Appropriate Methods for Repairing Pipelines

For several decades, the constantly expanding network of onshore and offshore pipelines has facilitated the transportation of increasing amounts of refined petroleum products, industrial chemicals, crude oil, and natural gas to commercial and residential customers.

North America exemplifies this trend with the largest network of gas and crude oil pipelines in the world, in addition to pipelines carrying petroleum products and natural gas liquids.

Recognizing the critical role of pipelines in safely distributing these essential but volatile substances, regulations mandate that pipeline operators maintain the integrity of their pipelines. This involves performing both preventive and regular routine maintenance and repairs to ensure optimal performance and prevent potential system failures.
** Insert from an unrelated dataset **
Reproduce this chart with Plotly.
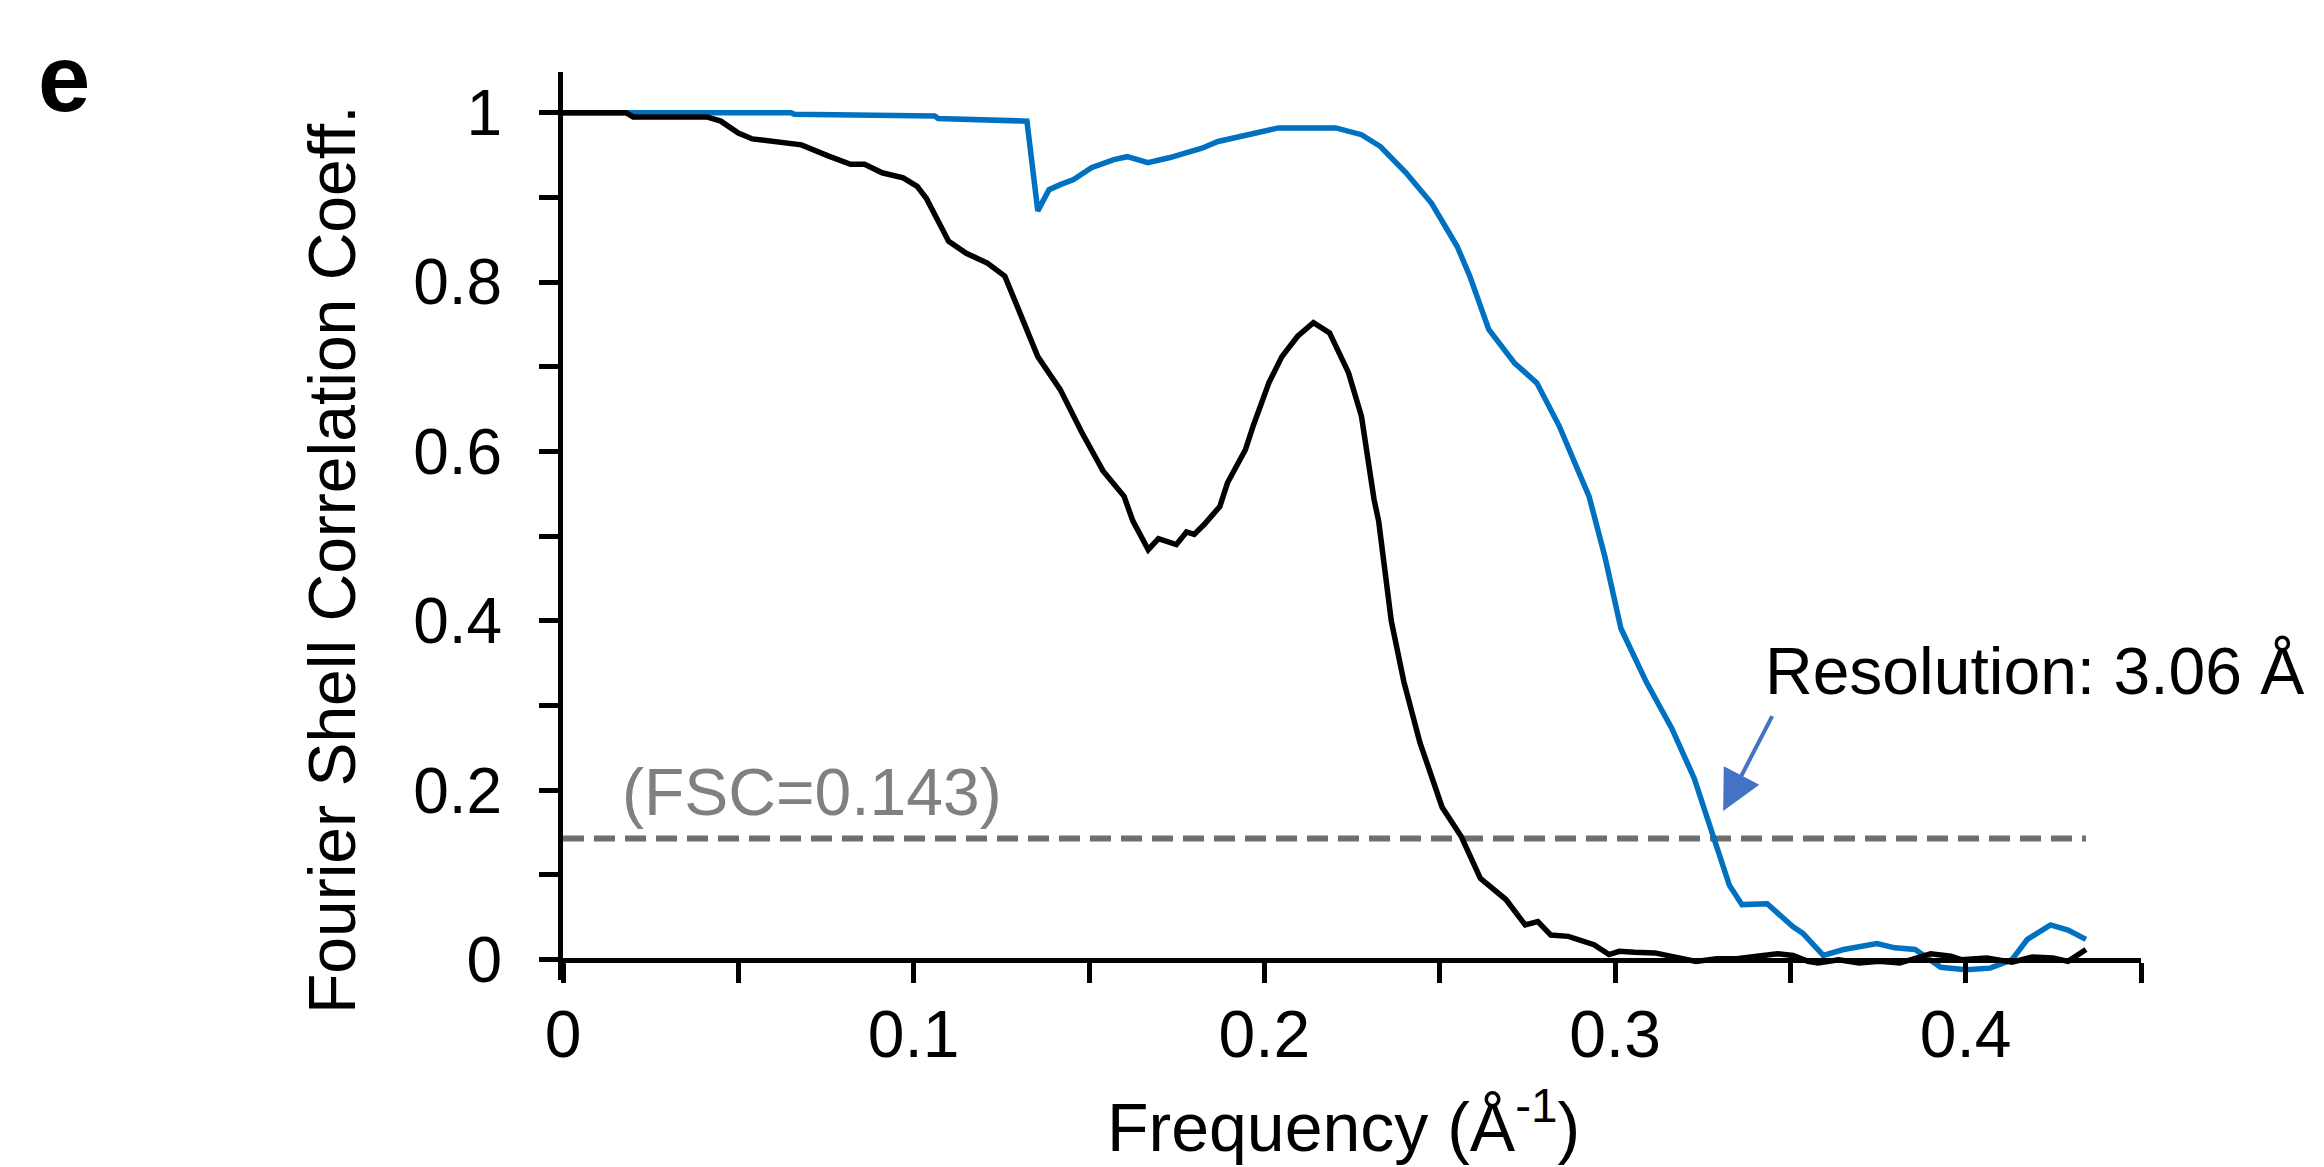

However, the United States has experienced over 3,200 serious gas pipeline leaks since 1987, as reported by the Pipeline and Hazardous Materials Safety Administration (PHMSA).

Reasons for Failure

Despite stringent quality control inspections during pipeline section manufacturing, failures still occur due to:

Undetected manufacturing flaws that can deteriorate over time, leading to cracks or leaks if not discovered during regular pipeline inspections.

The conditions in which pipelines are buried, which can promote external and internal corrosion. Regular inspections and maintenance are crucial to detect and address corrosion or cracks throughout a pipeline’s average lifespan of 50 years.


Repair Options

Even with inspection procedures and advanced technology to minimize pipeline failure risks, the need for repairs is inevitable due to their longevity. Several repair options are currently available:

The most time-consuming and expensive option involves replacing the damaged pipeline section, which requires pipeline shutdown, isolation, and testing before reactivation.

Sleeve repairs, available as Type A and Type B, can be performed while the pipeline is in service.

Type A sleeves encircle the damaged section but do not directly contain pressure or leaks, while Type B sleeves are welded onto the pipeline surface and can repair leaks and reinforce defects.

Composite wraps are permanent, cost-effective solutions for non-leaking issues such as pits, dents, gouges, and external corrosion. They can be applied to pipelines in service and restore pressure-containing capability while inhibiting external corrosion.

Hot tapping repairs corrosion or mechanical damage or adds branches for system modifications. This method involves drilling or cutting into the pipe and welding while the pipeline is in operation, minimizing environmental damage and greenhouse gas emissions.

Mechanical bolt-on clamps or structural clamps encapsulate damaged or leaking pipes and restore pressure integrity through mechanical seals.

Selecting the most suitable repair method involves considering external factors like timing, material availability, regulatory requirements, and environmental concerns, as well as technical issues and the pros and cons of various repair solutions.

Ultimately, maintaining the integrity and safety of pipelines, which are crucial to modern economies, requires regular inspections, maintenance, and appropriate repairs throughout their lifespan.